Wes, Marina
(1996)
Gains from trade: Competition and the factor market.
PhD thesis, London School of Economics and Political Science.
Abstract
How do international trade and economic integration alter competitive pressures in economies. Can economic integration increase welfare by alleviating factor market distortions. What are the precise channels through which trade triggers welfare gains. This thesis examines how economic integration can alter competitive pressures in both product and factor markets. Endogenising product market imperfections, the new trade theory highlighted a number of previously unrecognised sources of gains from trade. This thesis will suggest that further gains from trade can be derived by endogenising factor market imperfections. Although these gains have been commonly alleged to by practitioners, they have hardly been formalised. Chapter 2 empirically assesses the importance of the various channels through which procompetitive gains from trade may be attained.

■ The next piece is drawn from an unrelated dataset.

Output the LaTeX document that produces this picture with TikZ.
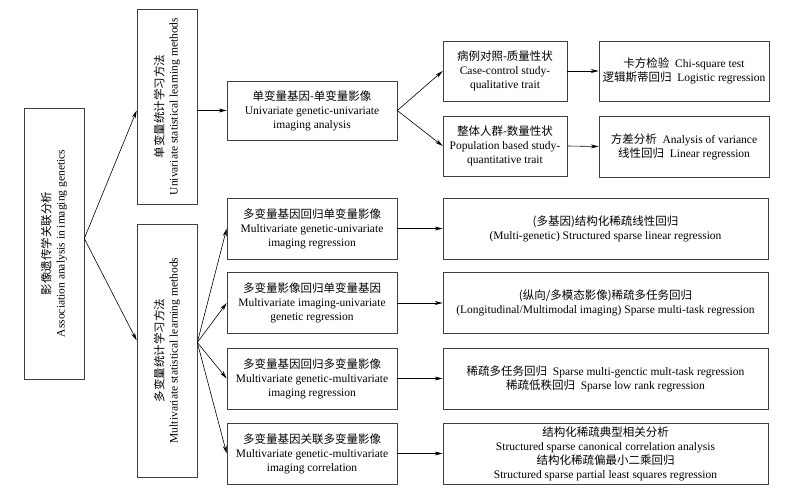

Using a panel of 2400 Mexican firms between 1984-1990, it is shown that markups fell with trade liberalisation. It is also suggested that liberalisation has increased total factor productivity of the firms in the sample. The remainder of the thesis is of a theoretical nature. Chapter 3 focuses on the market for intermediate inputs in the presence of hold-up. In a closed economy, a bilateral monopoly is operating and inefficiencies arise in both product and factor markets. As the economy opens up to trade, procompetitive effects suppress the margin between prices and marginal costs increasing allocative efficiency. If downstream firms become internationally mobile, productive gains may arise from increasing returns to scale and intensified competition in the input market. Chapter 4 focuses on the unionised labour market. If countries are symmetric, trade will increase competition in the product market raising labour demand. The effect on wages is ambiguous. If firms are internationally mobile, the threat of firm mobility reduces both wages and unemployment.